[Start SUPPLIED MATERIAL]
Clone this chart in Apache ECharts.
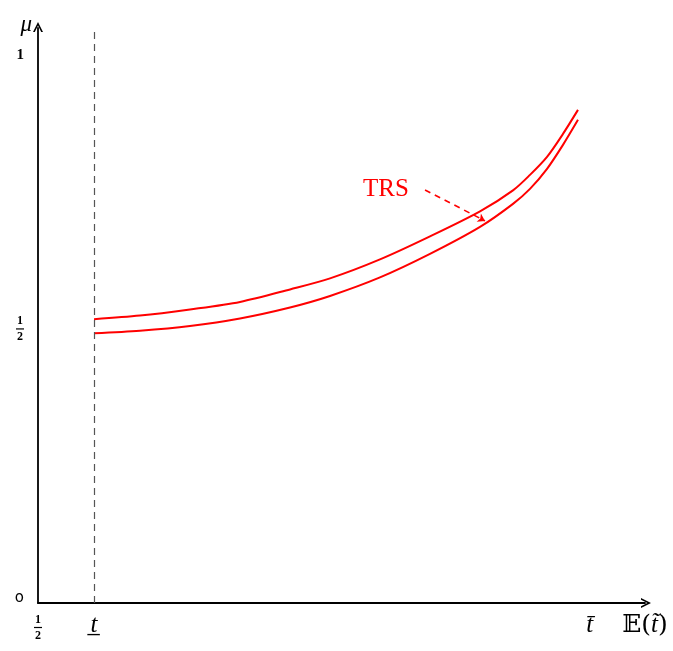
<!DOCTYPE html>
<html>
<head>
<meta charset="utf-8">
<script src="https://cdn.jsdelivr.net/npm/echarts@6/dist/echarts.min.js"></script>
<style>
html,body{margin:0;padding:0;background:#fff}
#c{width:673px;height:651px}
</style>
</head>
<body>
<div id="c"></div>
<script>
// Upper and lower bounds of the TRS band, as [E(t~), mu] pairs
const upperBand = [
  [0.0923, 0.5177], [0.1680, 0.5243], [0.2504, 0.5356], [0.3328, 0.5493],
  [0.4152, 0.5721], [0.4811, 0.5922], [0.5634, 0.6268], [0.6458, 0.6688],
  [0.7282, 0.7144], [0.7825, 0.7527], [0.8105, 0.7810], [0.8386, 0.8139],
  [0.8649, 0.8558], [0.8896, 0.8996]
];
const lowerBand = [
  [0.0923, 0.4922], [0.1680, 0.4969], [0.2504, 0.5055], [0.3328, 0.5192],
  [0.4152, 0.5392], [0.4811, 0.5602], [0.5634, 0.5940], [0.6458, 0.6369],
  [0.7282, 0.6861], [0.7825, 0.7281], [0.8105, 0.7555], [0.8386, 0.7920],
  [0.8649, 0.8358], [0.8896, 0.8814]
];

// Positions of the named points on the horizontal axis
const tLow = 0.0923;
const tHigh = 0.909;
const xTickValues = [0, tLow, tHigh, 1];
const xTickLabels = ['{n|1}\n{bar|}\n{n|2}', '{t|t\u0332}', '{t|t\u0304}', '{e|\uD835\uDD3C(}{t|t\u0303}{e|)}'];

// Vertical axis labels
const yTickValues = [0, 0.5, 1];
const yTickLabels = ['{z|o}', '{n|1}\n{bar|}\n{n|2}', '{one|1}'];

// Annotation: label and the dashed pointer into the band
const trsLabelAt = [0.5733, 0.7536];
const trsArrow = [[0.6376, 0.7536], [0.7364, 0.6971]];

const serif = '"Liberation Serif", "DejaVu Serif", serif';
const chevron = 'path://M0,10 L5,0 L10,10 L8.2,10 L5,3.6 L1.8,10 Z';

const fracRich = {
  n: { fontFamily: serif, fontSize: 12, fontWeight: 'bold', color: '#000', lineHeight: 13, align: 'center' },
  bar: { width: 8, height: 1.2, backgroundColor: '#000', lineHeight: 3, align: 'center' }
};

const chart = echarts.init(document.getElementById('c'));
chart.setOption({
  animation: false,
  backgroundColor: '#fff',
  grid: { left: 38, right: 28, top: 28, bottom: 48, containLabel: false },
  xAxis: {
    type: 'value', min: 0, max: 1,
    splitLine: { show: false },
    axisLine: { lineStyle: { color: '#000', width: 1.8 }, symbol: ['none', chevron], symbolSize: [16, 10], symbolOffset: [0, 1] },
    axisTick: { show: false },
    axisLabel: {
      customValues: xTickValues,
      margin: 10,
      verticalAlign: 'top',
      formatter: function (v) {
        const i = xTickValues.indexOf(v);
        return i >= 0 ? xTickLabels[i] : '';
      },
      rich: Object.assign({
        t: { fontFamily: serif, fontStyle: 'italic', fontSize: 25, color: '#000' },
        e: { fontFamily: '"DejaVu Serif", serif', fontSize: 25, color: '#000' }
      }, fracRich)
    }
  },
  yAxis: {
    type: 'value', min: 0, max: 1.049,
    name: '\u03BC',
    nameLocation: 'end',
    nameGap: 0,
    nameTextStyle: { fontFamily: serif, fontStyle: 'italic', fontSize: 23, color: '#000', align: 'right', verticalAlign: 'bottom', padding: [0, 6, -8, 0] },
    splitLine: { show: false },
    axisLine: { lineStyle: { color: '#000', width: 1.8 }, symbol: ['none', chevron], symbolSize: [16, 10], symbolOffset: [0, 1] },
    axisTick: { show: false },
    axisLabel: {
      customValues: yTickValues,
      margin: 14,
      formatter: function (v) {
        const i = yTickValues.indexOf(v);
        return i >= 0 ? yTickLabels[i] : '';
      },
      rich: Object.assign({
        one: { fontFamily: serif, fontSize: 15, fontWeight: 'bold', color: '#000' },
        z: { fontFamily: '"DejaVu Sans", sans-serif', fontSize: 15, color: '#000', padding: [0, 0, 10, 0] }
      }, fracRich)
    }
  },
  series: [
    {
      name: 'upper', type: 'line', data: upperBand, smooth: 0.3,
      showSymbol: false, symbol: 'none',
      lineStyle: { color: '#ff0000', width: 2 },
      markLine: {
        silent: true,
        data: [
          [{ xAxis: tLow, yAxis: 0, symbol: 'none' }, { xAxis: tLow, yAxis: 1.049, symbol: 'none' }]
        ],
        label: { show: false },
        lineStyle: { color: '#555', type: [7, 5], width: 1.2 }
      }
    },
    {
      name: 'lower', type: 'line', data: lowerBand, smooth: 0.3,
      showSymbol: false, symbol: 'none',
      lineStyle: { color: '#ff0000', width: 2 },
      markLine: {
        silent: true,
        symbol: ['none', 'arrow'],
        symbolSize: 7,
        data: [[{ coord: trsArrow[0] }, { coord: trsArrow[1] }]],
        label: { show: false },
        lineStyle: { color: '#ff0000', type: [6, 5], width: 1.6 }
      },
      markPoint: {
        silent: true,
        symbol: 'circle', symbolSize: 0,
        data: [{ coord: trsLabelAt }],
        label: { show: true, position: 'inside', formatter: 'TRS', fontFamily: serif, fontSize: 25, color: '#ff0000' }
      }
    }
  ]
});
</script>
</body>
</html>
[End SUPPLIED MATERIAL]
**AIM**
Write out the lines from the start of the material to the line with "const trsArrow = [[0.6376, 0.7536], [0.7364, 0.6971]];", inclusive and exactly. Skip the pictures.

**ANSWER FOR THE TASK**
Clone this chart in Apache ECharts.
<!DOCTYPE html>
<html>
<head>
<meta charset="utf-8">
<script src="https://cdn.jsdelivr.net/npm/echarts@6/dist/echarts.min.js"></script>
<style>
html,body{margin:0;padding:0;background:#fff}
#c{width:673px;height:651px}
</style>
</head>
<body>
<div id="c"></div>
<script>
// Upper and lower bounds of the TRS band, as [E(t~), mu] pairs
const upperBand = [
  [0.0923, 0.5177], [0.1680, 0.5243], [0.2504, 0.5356], [0.3328, 0.5493],
  [0.4152, 0.5721], [0.4811, 0.5922], [0.5634, 0.6268], [0.6458, 0.6688],
  [0.7282, 0.7144], [0.7825, 0.7527], [0.8105, 0.7810], [0.8386, 0.8139],
  [0.8649, 0.8558], [0.8896, 0.8996]
];
const lowerBand = [
  [0.0923, 0.4922], [0.1680, 0.4969], [0.2504, 0.5055], [0.3328, 0.5192],
  [0.4152, 0.5392], [0.4811, 0.5602], [0.5634, 0.5940], [0.6458, 0.6369],
  [0.7282, 0.6861], [0.7825, 0.7281], [0.8105, 0.7555], [0.8386, 0.7920],
  [0.8649, 0.8358], [0.8896, 0.8814]
];

// Positions of the named points on the horizontal axis
const tLow = 0.0923;
const tHigh = 0.909;
const xTickValues = [0, tLow, tHigh, 1];
const xTickLabels = ['{n|1}\n{bar|}\n{n|2}', '{t|t\u0332}', '{t|t\u0304}', '{e|\uD835\uDD3C(}{t|t\u0303}{e|)}'];

// Vertical axis labels
const yTickValues = [0, 0.5, 1];
const yTickLabels = ['{z|o}', '{n|1}\n{bar|}\n{n|2}', '{one|1}'];

// Annotation: label and the dashed pointer into the band
const trsLabelAt = [0.5733, 0.7536];
const trsArrow = [[0.6376, 0.7536], [0.7364, 0.6971]];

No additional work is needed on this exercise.